Criteria for the run of a managed cloud native service component

Criteria shall be met with an approval by Level 2 before turning a cloud native component to an active managed service (i.e. Run) by the Level 2 / Level 1 operations. The owner of the Build and of the Level 3 support owns the responsibility of making sure that the criteria are met:

The architecture and deployment of the service shall be defined.
The service shall be deployed thanks to Infrastructure-as-Code and tested prior to transitioning to the run team. Typically, successful testing in pre-production, with a pre-production environment iso-production. Note: IaC is necessary to recover the services in case of major failure.
The use of the service shall be explained to the operation team
The security policies and access control shall have been configured.

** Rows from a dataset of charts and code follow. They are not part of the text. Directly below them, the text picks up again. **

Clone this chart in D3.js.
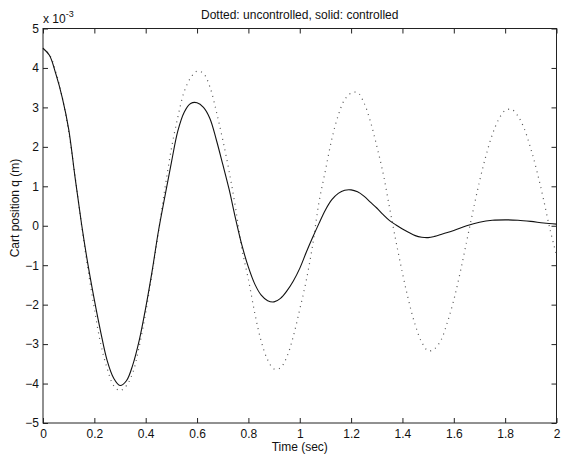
<html>
<head>
    <title>Cart position</title>
    <meta charset="UTF-8" />
    <script src="https://d3js.org/d3.v7.min.js"></script>
    <style>
        body { margin: 0; background: white; }
        text { font-family: "Liberation Sans", Arial, sans-serif; fill: #111; }
        .axis path { stroke: none; }
        .axis line { stroke: #222; }
        .axis text { font-size: 12px; }
    </style>
</head>
<body>
<svg id="svg1" width="561" height="457"></svg>
<script>

    // time axis (sec)
    const solidTime = [0, 0.025, 0.05, 0.075, 0.1, 0.125, 0.15, 0.175, 0.2, 0.225, 0.25, 0.275, 0.3, 0.325, 0.35, 0.375,
        0.4, 0.425, 0.45, 0.475, 0.5, 0.525, 0.55, 0.575, 0.6, 0.625, 0.65, 0.675, 0.7, 0.725, 0.75, 0.775,
        0.8, 0.825, 0.85, 0.875, 0.9, 0.925, 0.95, 0.975, 1.0, 1.025, 1.05, 1.075, 1.1, 1.125, 1.15, 1.175,
        1.2, 1.225, 1.25, 1.275, 1.3, 1.325, 1.35, 1.375, 1.4, 1.425, 1.45, 1.475, 1.5, 1.525, 1.55, 1.6,
        1.65, 1.7, 1.75, 1.8, 1.85, 1.9, 1.95, 2.0];
    // controlled (x 1e-3 m)
    const solidValues = [4.5, 4.32, 3.85, 3.25, 2.45, 1.22, 0.05, -0.98, -1.88, -2.7, -3.42, -3.86, -4.05, -3.93, -3.52, -2.9,
        -2.08, -1.15, -0.12, 0.75, 1.6, 2.4, 2.88, 3.1, 3.12, 3.0, 2.72, 2.18, 1.56, 0.92, 0.18, -0.5,
        -1.05, -1.48, -1.76, -1.9, -1.93, -1.84, -1.65, -1.4, -1.08, -0.68, -0.3, 0.06, 0.4, 0.66, 0.82, 0.9,
        0.91, 0.86, 0.75, 0.6, 0.45, 0.28, 0.13, 0.02, -0.08, -0.17, -0.25, -0.29, -0.3, -0.27, -0.22, -0.12,
        0.0, 0.09, 0.14, 0.15, 0.14, 0.11, 0.07, 0.04];

    const dottedTime = [0, 0.025, 0.05, 0.075, 0.1, 0.125, 0.15, 0.175, 0.2, 0.225, 0.25, 0.275, 0.3, 0.325, 0.35, 0.375,
        0.4, 0.425, 0.45, 0.475, 0.5, 0.525, 0.55, 0.575, 0.6, 0.625, 0.65, 0.675, 0.7, 0.725, 0.75, 0.775,
        0.8, 0.825, 0.85, 0.875, 0.9, 0.925, 0.95, 0.975, 1.0, 1.025, 1.05, 1.075, 1.1, 1.125, 1.15, 1.175,
        1.2, 1.225, 1.25, 1.275, 1.3, 1.325, 1.35, 1.375, 1.4, 1.425, 1.45, 1.475, 1.5, 1.525, 1.55, 1.575,
        1.6, 1.625, 1.65, 1.675, 1.7, 1.725, 1.75, 1.775, 1.8, 1.825, 1.85, 1.875, 1.9, 1.925, 1.95, 1.975, 2.0];
    // uncontrolled (x 1e-3 m)
    const dottedValues = [4.5, 4.34, 3.9, 3.25, 2.38, 1.25, 0.02, -1.1, -2.1, -3.0, -3.62, -4.05, -4.18, -4.05, -3.72, -3.05,
        -2.2, -1.2, -0.15, 0.95, 1.95, 2.75, 3.4, 3.75, 3.92, 3.86, 3.52, 2.9, 2.18, 1.38, 0.45, -0.6,
        -1.36, -2.22, -2.93, -3.4, -3.63, -3.6, -3.32, -2.8, -2.12, -1.4, -0.5, 0.6, 1.4, 2.2, 2.8, 3.2,
        3.36, 3.38, 3.12, 2.65, 2.02, 1.32, 0.45, -0.4, -1.2, -1.92, -2.52, -2.95, -3.17, -3.12, -2.9, -2.45,
        -1.88, -1.18, -0.4, 0.38, 1.12, 1.77, 2.31, 2.7, 2.92, 2.95, 2.78, 2.45, 1.95, 1.35, 0.65, -0.1, -0.75];

    const xTicks = [0, 0.2, 0.4, 0.6, 0.8, 1, 1.2, 1.4, 1.6, 1.8, 2];
    const yTicks = [-5, -4, -3, -2, -1, 0, 1, 2, 3, 4, 5];

    const titleText = "Dotted: uncontrolled, solid: controlled";
    const xLabel = "Time (sec)";
    const yLabel = "Cart position q (m)";

    // setting up svg
    const svg1 = d3.select("svg#svg1");
    const margin = {top: 28.5, right: 4.5, bottom: 34, left: 43};
    const width = svg1.attr("width");
    const height = svg1.attr("height");
    const chartWidth = width - margin.left - margin.right;
    const chartHeight = height - margin.top - margin.bottom;

    const chartArea = svg1.append("g")
        .attr("transform", "translate(" + margin.left + "," + margin.top + ")");

    const xScale = d3.scaleLinear().domain([0, 2]).range([0, chartWidth]);
    const yScale = d3.scaleLinear().domain([-5, 5]).range([chartHeight, 0]);

    // axes with ticks pointing inward on all four sides
    chartArea.append("g").attr("class", "axis")
        .attr("transform", "translate(0," + chartHeight + ")")
        .call(d3.axisBottom(xScale).tickValues(xTicks).tickSize(-5).tickSizeOuter(0).tickPadding(6)
            .tickFormat(d3.format("")));
    chartArea.append("g").attr("class", "axis")
        .call(d3.axisTop(xScale).tickValues(xTicks).tickSize(-5).tickSizeOuter(0).tickFormat(""));
    chartArea.append("g").attr("class", "axis")
        .call(d3.axisLeft(yScale).tickValues(yTicks).tickSize(-5).tickSizeOuter(0).tickPadding(4)
            .tickFormat(d3.format("")));
    chartArea.append("g").attr("class", "axis")
        .attr("transform", "translate(" + chartWidth + ",0)")
        .call(d3.axisRight(yScale).tickValues(yTicks).tickSize(-5).tickSizeOuter(0).tickFormat(""));

    chartArea.append("rect")
        .attr("width", chartWidth).attr("height", chartHeight)
        .style("fill", "none").style("stroke", "#222").style("stroke-width", 1);

    const lineGen = d3.line()
        .x(d => xScale(d[0]))
        .y(d => yScale(d[1]))
        .curve(d3.curveCatmullRom.alpha(0.5));

    chartArea.append("path")
        .attr("d", lineGen(dottedTime.map((t, i) => [t, dottedValues[i]])))
        .style("fill", "none").style("stroke", "#555")
        .style("stroke-width", 1.2).style("stroke-dasharray", "1,4.5");

    chartArea.append("path")
        .attr("d", lineGen(solidTime.map((t, i) => [t, solidValues[i]])))
        .style("fill", "none").style("stroke", "#111").style("stroke-width", 1.1);

    // labels
    svg1.append("text")
        .attr("x", margin.left + chartWidth / 2).attr("y", 19)
        .attr("text-anchor", "middle").style("font-size", "12px")
        .text(titleText);

    svg1.append("text")
        .attr("x", margin.left + chartWidth / 2).attr("y", 451)
        .attr("text-anchor", "middle").style("font-size", "12px")
        .text(xLabel);

    svg1.append("text")
        .attr("transform", "translate(19,208) rotate(-90)")
        .attr("text-anchor", "middle").style("font-size", "12px")
        .text(yLabel);

    const expo = svg1.append("text")
        .attr("x", margin.left).attr("y", 23)
        .style("font-size", "12px");
    expo.append("tspan").text("x 10");
    expo.append("tspan").attr("dy", -6).style("font-size", "9px").text("-3");

</script>
</body>
</html>
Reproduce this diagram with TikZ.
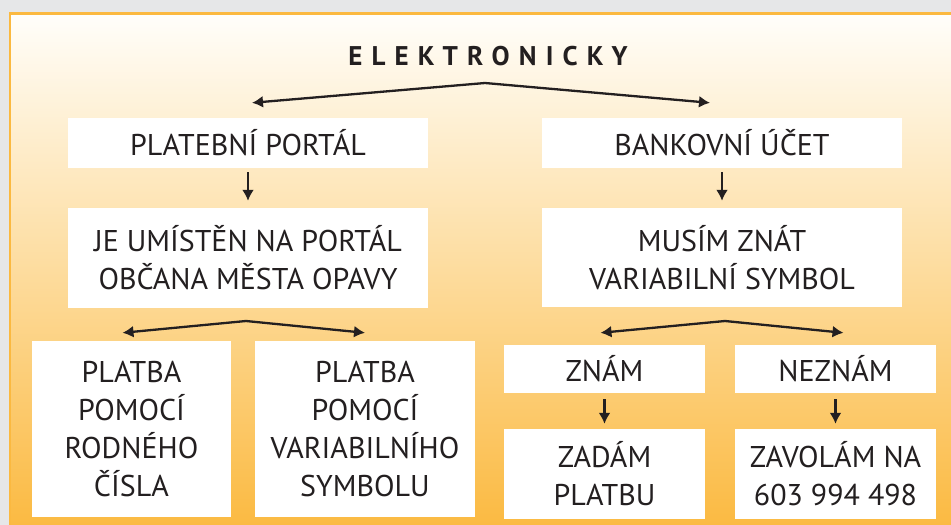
\documentclass[tikz,border=0pt]{standalone}
\usepackage{fontspec}
\setmainfont{PT Sans}
\usetikzlibrary{arrows.meta}
\definecolor{grau}{HTML}{E6E7E8}
\definecolor{rahmen}{HTML}{FBB940}
\definecolor{oben}{HTML}{FFFEFA}
\definecolor{unten}{HTML}{FBBA42}
\definecolor{schrift}{HTML}{231F20}
\tikzset{
  box/.style={fill=white, inner sep=0pt, align=center, text=schrift,
    font=\fontsize{30}{38}\selectfont},
  pfeil/.style={draw=schrift, line width=2.3pt, ->}
}
\begin{document}
\begin{tikzpicture}[x=1pt, y=-1pt, >={Latex[length=11pt,width=12pt]}]

	% Hintergrund
	\fill[grau] (0,0) rectangle (951,525);
	\useasboundingbox (0,0) rectangle (951,525);
	\fill[rahmen] (9,12) rectangle (951,525);
	\shade[top color=oben, bottom color=unten] (11,15) rectangle (951,525);

	% Titel
	\node[text=schrift, font=\fontsize{27}{30}\selectfont\bfseries\addfontfeature{LetterSpace=34}] (titel) at (488,56) {ELEKTRONICKY};
	\coordinate (spitze) at (485,83);

	% linke Seite
	\node[box, minimum width=360pt, minimum height=50pt] (portal) at (248,143) {PLATEBNÍ PORTÁL};
	\node[box, minimum width=360pt, minimum height=100pt] (umisten) at (248,258) {JE UMÍSTĚN NA PORTÁL\\OBČANA MĚSTA OPAVY};
	\node[box, minimum width=199pt, minimum height=176pt] (rodne) at (131.5,429) {PLATBA\\POMOCÍ\\RODNÉHO\\ČÍSLA};
	\node[box, minimum width=220pt, minimum height=176pt] (variab) at (365,429) {PLATBA\\POMOCÍ\\VARIABILNÍHO\\SYMBOLU};
	\coordinate (spitzeL) at (246,321);

	% rechte Seite
	\node[box, minimum width=360pt, minimum height=50pt] (ucet) at (722,143) {BANKOVNÍ ÚČET};
	\node[box, minimum width=360pt, minimum height=99pt] (symbol) at (722,257.5) {MUSÍM ZNÁT\\VARIABILNÍ SYMBOL};
	\node[box, minimum width=201pt, minimum height=48pt] (znam) at (604.5,369) {ZNÁM};
	\node[box, minimum width=201pt, minimum height=48pt] (neznam) at (835.5,369) {NEZNÁM};
	\node[box, minimum width=201pt, minimum height=90pt] (zadam) at (604.5,474) {ZADÁM\\PLATBU};
	\node[box, minimum width=201pt, minimum height=90pt] (zavolam) at (835.5,474) {ZAVOLÁM NA\\603 994 498};
	\coordinate (spitzeR) at (725,321);

	% Pfeile
	\draw[pfeil] (spitze) -- ([xshift=4pt, yshift=15pt]portal.north);
	\draw[pfeil] (spitze) -- ([xshift=-12pt, yshift=15pt]ucet.north);
	\draw[pfeil] ([yshift=-4pt]portal.south) -- ([yshift=7pt]umisten.north);
	\draw[pfeil] ([yshift=-4pt]ucet.south) -- ([yshift=7pt]symbol.north);
	\draw[pfeil] (spitzeL) -- ([xshift=-9pt, yshift=8pt]rodne.north);
	\draw[pfeil] (spitzeL) -- ([yshift=8pt]variab.north);
	\draw[pfeil] (spitzeR) -- ([xshift=-4pt, yshift=12pt]znam.north);
	\draw[pfeil] (spitzeR) -- ([xshift=8pt, yshift=12pt]neznam.north);
	\draw[pfeil] ([yshift=-6pt]znam.south) -- ([yshift=5pt]zadam.north);
	\draw[pfeil] ([yshift=-6pt]neznam.south) -- ([yshift=5pt]zavolam.north);
\end{tikzpicture}
\end{document}
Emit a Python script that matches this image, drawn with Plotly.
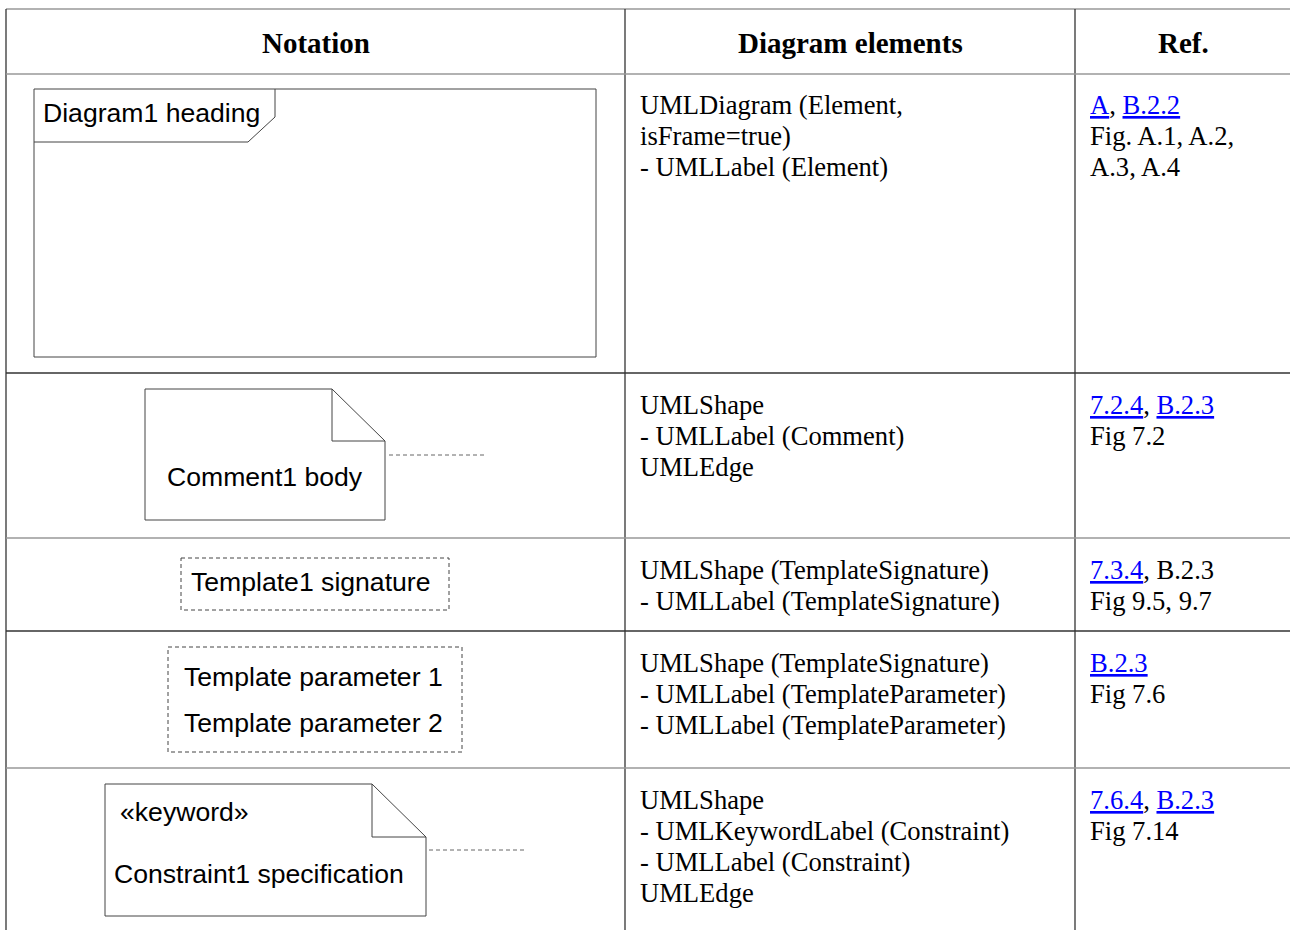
import plotly.graph_objects as go

# ---------------- data (table content) ----------------
header_labels = ["Notation", "Diagram elements", "Ref."]

element_lines = [
    ["UMLDiagram (Element,", "isFrame=true)", "- UMLLabel (Element)"],
    ["UMLShape", "- UMLLabel (Comment)", "UMLEdge"],
    ["UMLShape (TemplateSignature)", "- UMLLabel (TemplateSignature)"],
    ["UMLShape (TemplateSignature)", "- UMLLabel (TemplateParameter)", "- UMLLabel (TemplateParameter)"],
    ["UMLShape", "- UMLKeywordLabel (Constraint)", "- UMLLabel (Constraint)", "UMLEdge"],
]

# each ref line is a list of (text, is_link) pieces
ref_lines = [
    [[("A", True), (", ", False), ("B.2.2", True)], [("Fig. A.1, A.2,", False)], [("A.3, A.4", False)]],
    [[("7.2.4", True), (", ", False), ("B.2.3", True)], [("Fig 7.2", False)]],
    [[("7.3.4", True), (", B.2.3", False)], [("Fig 9.5, 9.7", False)]],
    [[("B.2.3", True)], [("Fig 7.6", False)]],
    [[("7.6.4", True), (", ", False), ("B.2.3", True)], [("Fig 7.14", False)]],
]

frame_heading = "Diagram1 heading"
comment_body = "Comment1 body"
template_signature = "Template1 signature"
template_params = ["Template parameter 1", "Template parameter 2"]
constraint_keyword = "«keyword»"
constraint_spec = "Constraint1 specification"

# ---------------- layout geometry ----------------
W, H = 1290, 930
SERIF = "Liberation Serif"
SANS = "Liberation Sans"
LINK = "#0000ff"
DARK = "#333333"
LIGHT = "#999999"
INK = "#444444"
DASH_C = "#666666"
DASH = "4px,3px"

table_left, table_top = 6, 9
col_x = [625, 1075]
row_y = [74, 373, 538, 631, 768]
light_rows = {74, 538, 768}
row_text_top = [105, 405, 570, 663, 800]
line_step = 31

shapes = []
ann = []


def line(x0, y0, x1, y1, color=INK, width=1, dash="solid"):
    shapes.append(dict(type="line", xref="x", yref="y", x0=x0, y0=y0, x1=x1, y1=y1,
                       line=dict(color=color, width=width, dash=dash)))


def path(points, color=INK, width=1, dash="solid", close=False):
    d = "M " + " L ".join(f"{x},{y}" for x, y in points)
    if close:
        d += " Z"
    shapes.append(dict(type="path", xref="x", yref="y", path=d,
                       line=dict(color=color, width=width, dash=dash), fillcolor="rgba(0,0,0,0)"))


def text(x, y, s, font=SERIF, size=26.6, anchor="left", color="black"):
    ann.append(dict(x=x, y=y, xref="x", yref="y", text=s, showarrow=False,
                    xanchor=anchor, yanchor="middle",
                    font=dict(family=font, size=size, color=color)))


# table grid
line(table_left, table_top, W + 5, table_top, color=LIGHT, width=1.6)
line(table_left, table_top, table_left, H + 5, color=DARK, width=1.3)
for cx in col_x:
    line(cx, table_top, cx, H + 5, color=DARK, width=1.3)
for ry in row_y:
    if ry in light_rows:
        line(table_left, ry, W + 5, ry, color=LIGHT, width=1.6)
    else:
        line(table_left, ry, W + 5, ry, color=DARK, width=1.3)

# header
header_centers = [316, 850, 1183]
for cx, lab in zip(header_centers, header_labels):
    text(cx, 43, f"<b>{lab}</b>", size=29, anchor="center")

# diagram elements & refs
for r in range(5):
    for i, s in enumerate(element_lines[r]):
        text(638, row_text_top[r] + i * line_step, s)
    for i, pieces in enumerate(ref_lines[r]):
        s = "".join(
            f"<span style='color:{LINK}'><u>{t}</u></span>" if lk else t for t, lk in pieces
        )
        text(1088, row_text_top[r] + i * line_step, s)

# row 1: diagram frame
path([(34, 89), (596, 89), (596, 357), (34, 357)], close=True)
path([(34, 142), (248, 142), (275, 117), (275, 89)])
text(41, 113, frame_heading, font=SANS)

# row 2: comment note
path([(145, 389), (332, 389), (385, 441), (385, 520), (145, 520)], close=True)
path([(332, 389), (332, 441), (385, 441)])
line(389, 455, 485, 455, color=DASH_C, dash=DASH)
text(265, 477, comment_body, font=SANS, anchor="center")

# row 3: template signature
path([(181, 558), (449, 558), (449, 610), (181, 610)], close=True, color="#444444", dash=DASH)
text(189, 582, template_signature, font=SANS)

# row 4: template parameters
path([(168, 647), (462, 647), (462, 752), (168, 752)], close=True, color="#444444", dash=DASH)
for i, s in enumerate(template_params):
    text(182, 677 + i * 46, s, font=SANS)

# row 5: constraint note
path([(105, 784), (372, 784), (426, 837), (426, 916), (105, 916)], close=True)
path([(372, 784), (372, 837), (426, 837)])
line(429, 850, 526, 850, color=DASH_C, dash=DASH)
text(118, 812, constraint_keyword, font=SANS)
text(112, 874, constraint_spec, font=SANS)

fig = go.Figure()
fig.update_layout(
    width=W, height=H,
    margin=dict(l=0, r=0, t=0, b=0),
    paper_bgcolor="white", plot_bgcolor="white",
    xaxis=dict(range=[0, W], visible=False, fixedrange=True),
    yaxis=dict(range=[H, 0], visible=False, fixedrange=True),
    shapes=shapes, annotations=ann, showlegend=False,
)
fig.write_html(
    "out.html",
    config={"displayModeBar": False},
    post_script="document.body.style.margin='0px';document.body.style.overflow='hidden';",
)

The access shall have been configured allowing OBS Level 2 teams access.
The service shall export the necessary metrics towards Google Cloud Monitoring.
The data backup shall be configured in GCBDR when backup is applicable.
The disaster recovery shall be configured when applicable.
The troubleshooting and service restoration procedures shall be provided to Level 2.
Whereas a procedure requires logs or dashboard those shall have been developed and deployed prior to transferring to run phase.
A remedial procedure on incident shall not last more than 15 minutes. Beyond, that time amount, the effort would be charged on time base.